------ PROVIDED ENTRIES ------

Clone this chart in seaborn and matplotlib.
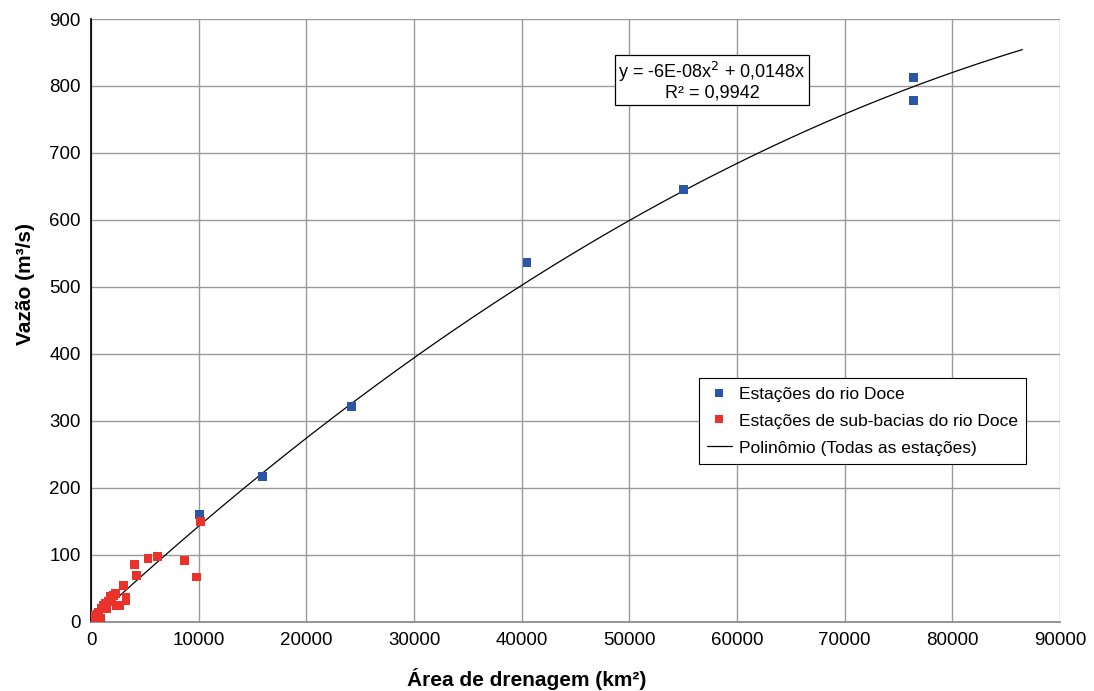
import numpy as np
import pandas as pd
import matplotlib
matplotlib.use("Agg")
import matplotlib.pyplot as plt
import seaborn as sns

# Estações do rio Doce (área km², vazão m³/s)
doce_area = [10100, 15900, 24200, 40500, 55000, 76400, 76400]
doce_vazao = [160, 217, 322, 537, 645, 813, 778]

# Estações de sub-bacias do rio Doce
sub_area = [10200, 8700, 9800, 6200, 5300, 4050, 4250, 3050, 3250, 3250,
            2300, 2400, 2700, 1950, 1600, 1450, 1300, 1000, 850, 700,
            400, 250, 150, 550, 1150, 1800, 2100]
sub_vazao = [150, 92, 67, 98, 95, 86, 69, 55, 37, 32,
             43, 25, 25, 35, 30, 20, 28, 20, 6, 15,
             10, 5, 3, 12, 24, 38, 40]

x_ticks = list(range(0, 90001, 10000))
y_ticks = list(range(0, 901, 100))
x_max_fit = 86500

sns.set_theme(style="white", rc={"text.color": "black", "axes.labelcolor": "black",
                                 "xtick.color": "black", "ytick.color": "black"})
plt.rcParams["font.family"] = ["Liberation Sans", "DejaVu Sans"]

df = pd.concat([
    pd.DataFrame({"area": doce_area, "vazao": doce_vazao, "grupo": "Estações do rio Doce"}),
    pd.DataFrame({"area": sub_area, "vazao": sub_vazao, "grupo": "Estações de sub-bacias do rio Doce"}),
])

# ajuste polinomial de 2a ordem sem intercepto (todas as estações)
X = np.column_stack([df["area"] ** 2, df["area"]])
coef, *_ = np.linalg.lstsq(X, df["vazao"].to_numpy(), rcond=None)
xs = np.linspace(0, x_max_fit, 300)
ys = coef[0] * xs ** 2 + coef[1] * xs

fig = plt.figure(figsize=(10.94, 6.91), dpi=100)
ax = fig.add_axes([0.0832, 0.0999, 0.8858, 0.8726])

ax.plot(xs, ys, color="black", lw=0.9, label="Polinômio (Todas as estações)", zorder=2)
sns.scatterplot(data=df, x="area", y="vazao", hue="grupo",
                palette={"Estações do rio Doce": "#2a56a8",
                         "Estações de sub-bacias do rio Doce": "#e8322a"},
                marker="s", s=40, linewidth=0, ax=ax, zorder=3)

ax.set_xlim(0, 90000)
ax.set_ylim(0, 900)
ax.set_xticks(x_ticks)
ax.set_yticks(y_ticks)
ax.tick_params(labelsize=13.5, length=4, direction="out", color="#888888")
ax.grid(True, color="#9a9a9a", lw=1)
for side in ["top", "right"]:
    ax.spines[side].set_visible(False)
ax.spines["left"].set_color("black")
ax.spines["bottom"].set_color("#888888")

ax.set_xlabel("Área de drenagem (km²)", fontsize=15, fontweight="bold")
ax.set_ylabel("Vazão (m³/s)", fontsize=15, fontweight="bold")
ax.xaxis.set_label_coords(0.45, -0.076)
ax.yaxis.set_label_coords(-0.058, 0.56)

handles, labels = ax.get_legend_handles_labels()
order = [labels.index("Estações do rio Doce"),
         labels.index("Estações de sub-bacias do rio Doce"),
         labels.index("Polinômio (Todas as estações)")]
leg = ax.legend([handles[i] for i in order], [labels[i] for i in order],
                loc="upper left", bbox_to_anchor=(0.627, 0.405), fontsize=12.5,
                frameon=True, fancybox=False, edgecolor="black", framealpha=1,
                handlelength=1.4, handletextpad=0.4, borderpad=0.5,
                borderaxespad=0, labelspacing=0.68)
leg.get_frame().set_linewidth(0.8)

ax.text(0.641, 0.897, "y = -6E-08x$^2$ + 0,0148x\nR² = 0,9942", transform=ax.transAxes,
        ha="center", va="center", fontsize=13, linespacing=1.05,
        bbox=dict(boxstyle="square,pad=0.18", fc="white", ec="black", lw=0.9))

fig.savefig("out.png", dpi=100)
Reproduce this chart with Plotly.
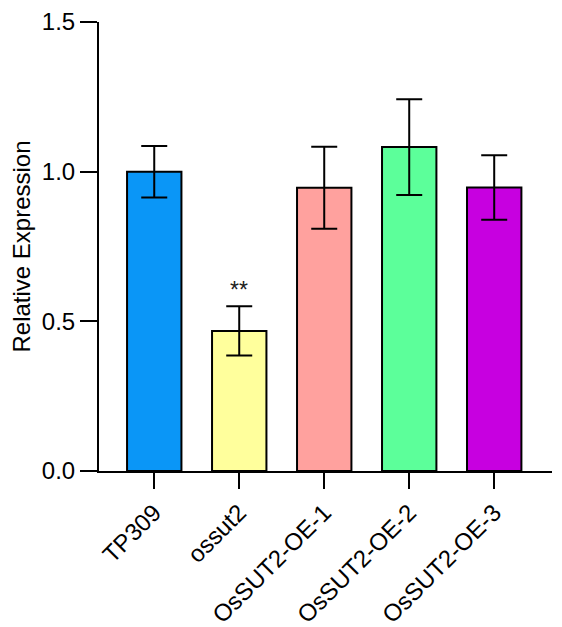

------

* _REQUIREMENT_: Reproduce the data above word for word from its first line through the line that holds "doce_vazao = [160, 217, 322, 537, 645, 813, 778]", both ends included; skip pictures.

* _COMPLETE ANSWER_:
Clone this chart in seaborn and matplotlib.
import numpy as np
import pandas as pd
import matplotlib
matplotlib.use("Agg")
import matplotlib.pyplot as plt
import seaborn as sns

# Estações do rio Doce (área km², vazão m³/s)
doce_area = [10100, 15900, 24200, 40500, 55000, 76400, 76400]
doce_vazao = [160, 217, 322, 537, 645, 813, 778]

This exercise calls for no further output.